Before you spray anything, you’ll want to protect all your delicate electronics. If there’s a plastic cover under your hood, remove it and degrease it separately. Now, disconnect the lead from the battery’s negative terminal to de-energize all of your electronics. You can remove the battery entirely if you want to, but it’s unnecessary.

Next, use plastic bags to cover anything you don’t want to get wet. The battery is an obvious candidate. But so are the ignition wires, engine control unit, and any other computers. If your air intake is exposed, it’s wise to cover it, so you don’t get water into your air filter.

Use colorful tape to mark each bag you’ve used so you don’t forget to remove it later. You should also lay your absorbent mats under your vehicle at this time.

4. Degrease

The first step is to remove any surface dirt, leaves, and other debris. Use a nylon brush to scrub away as much dry debris as possible, vacuum it out, or blow it away with an air compressor. Once you’ve done a dry scrub, spray the engine with water and do another scrubbing.

Next, spray on your degreaser, and let it penetrate for about 10 minutes. Apply extra degreaser around caps and hoses, and anywhere else you notice excess buildup.

You don’t have to scrub down the entire engine. However, it can help to scrub around heavily-soiled areas like valve caps. Again, use a synthetic brush, not metallic, so you don’t damage your finish.

5. Rinse

When satisfied, use a low-pressure spray to rinse down your engine. A standard garden hose is fine, but you can also use a pressure washer on the lowest setting. Work from back to front, thoroughly rinsing all surfaces and removing all the degreasers. Avoid spraying electrical components as much as possible.

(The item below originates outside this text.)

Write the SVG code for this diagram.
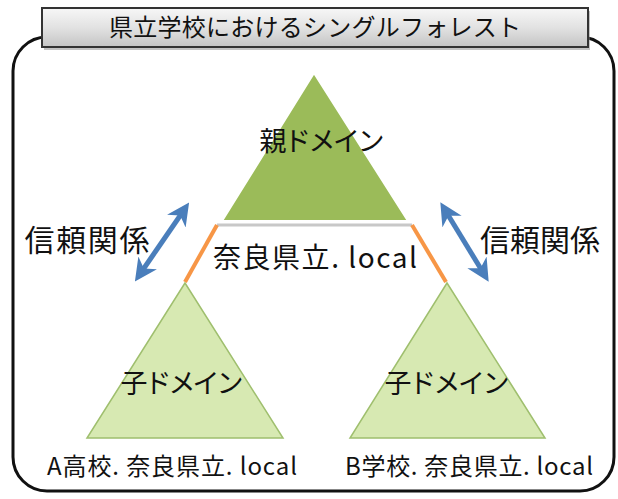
<svg xmlns="http://www.w3.org/2000/svg" width="618" height="499" viewBox="0 0 618 499">
<defs>
<linearGradient id="tg" x1="0" y1="0" x2="0" y2="1">
<stop offset="0" stop-color="#f7f7f7"/>
<stop offset="0.5" stop-color="#e2e2e2"/>
<stop offset="1" stop-color="#c4c4c4"/>
</linearGradient>
<marker id="ah" viewBox="0 0 10 10" refX="6" refY="5" markerWidth="4.5" markerHeight="4.5" orient="auto-start-reverse" markerUnits="strokeWidth">
<path d="M0,0 L10,5 L0,10 L3,5 Z" fill="#4a7ebb"/>
</marker>
</defs>
<style>
text{font-family:"Noto Sans CJK JP","Noto Sans",sans-serif;fill:#111;text-anchor:middle}
.child{fill:#d7e9b2;stroke:#9fbf6e;stroke-width:1.5}
.orange{stroke:#f79646;stroke-width:4;fill:none}
.arrow{stroke:#4a7ebb;stroke-width:5;fill:none;marker-start:url(#ah);marker-end:url(#ah)}
</style>
<rect width="618" height="499" fill="#fff"/>
<g id="frame">
<rect x="13" y="37" width="601" height="454" rx="34" ry="34" fill="none" stroke="#111" stroke-width="3"/>
</g>
<g id="title">
<rect x="44" y="11" width="546" height="39" fill="#888" opacity="0.5"/>
<rect x="42" y="8" width="546" height="39" fill="url(#tg)" stroke="#333" stroke-width="2"/>
<text x="315" y="36" font-size="24" textLength="412">県立学校におけるシングルフォレスト</text>
</g>
<g id="connectors">
<line x1="217" y1="225" x2="412" y2="225" stroke="#c8c8c8" stroke-width="3"/>
<line class="orange" x1="217" y1="225" x2="185" y2="282"/>
<line class="orange" x1="412" y1="225" x2="446" y2="282"/>
<line class="arrow" x1="140" y1="274" x2="184" y2="210"/>
<line class="arrow" x1="445" y1="210" x2="484" y2="274"/>
</g>
<g id="parent">
<polygon points="314,73 222,221 408,221" fill="#9bbb59" stroke="#fff" stroke-width="2"/>
<text x="322" y="151" font-size="27" textLength="125">親ドメイン</text>
</g>
<g id="forest-label">
<text x="315" y="268" font-size="28" textLength="204">奈良県立. local</text>
</g>
<g id="childA">
<polygon class="child" points="185,283 87,438 283,438"/>
<text x="182" y="393" font-size="27" textLength="123">子ドメイン</text>
<text x="172" y="475" font-size="24" textLength="250">A高校. 奈良県立. local</text>
</g>
<g id="childB">
<polygon class="child" points="447,283 350,438 545,438"/>
<text x="447" y="393" font-size="27" textLength="125">子ドメイン</text>
<text x="469" y="475" font-size="24" textLength="248">B学校. 奈良県立. local</text>
</g>
<g id="trust-left">
<text x="87" y="251" font-size="30" textLength="125">信頼関係</text>
</g>
<g id="trust-right">
<text x="540" y="251" font-size="30" textLength="120">信頼関係</text>
</g>
</svg>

When the engine stops dripping, set your absorbent mats in the sun to dry. After they’ve dried out, follow your local hazardous waste guidelines for proper disposal.

6. Dry And Finish

Wait a few minutes for the water to evaporate, and wipe up whatever remains with a soft cloth. If you’re having trouble with the nooks and crannies, you can blast the water out with an air compressor.

If you want more protection, you can spray an engine protectant onto your freshly-cleaned engine. This adds a shiny protective layer designed to make future cleanings easier.

Wait another hour or so until you’re sure the engine is completely dry. Remove all your plastic bags, and reconnect your negative battery terminal. That’s all there is to it!

Why Clean Your Car Engine?

For some, cleanliness is a given. But what if you don’t care about your engine’s appearance? Why should you go through the trouble of cleaning it? Here are a few good reasons to degrease your engine at least once a year:

  • It prevents corrosion. Along with grease, road salt can also build up on your engine, causing it to rust. A thorough cleaning removes this buildup.
  • It makes maintenance easier. Without a layer of grease over everything, it’s easier to take care of essential repairs. Not only that, but you can see more of your motor. A clean engine makes it easy to spot leaks, cracks, and other damage.
  • It reduces the risk of fire. Grease is a combustible material, and there are probably leaves or pine needles under your hood as well. Removing this material reduces the risk of your engine compartment ever catching fire.

Summary

Cleaning your engine is a simple, straightforward process that can be performed in just a couple of hours. By degreasing your car engine once a year, you’ll reduce the risk of corrosion and fire and allow yourself to identify potential problems. As importantly, you’ll know that your car is squeaky clean – inside and out.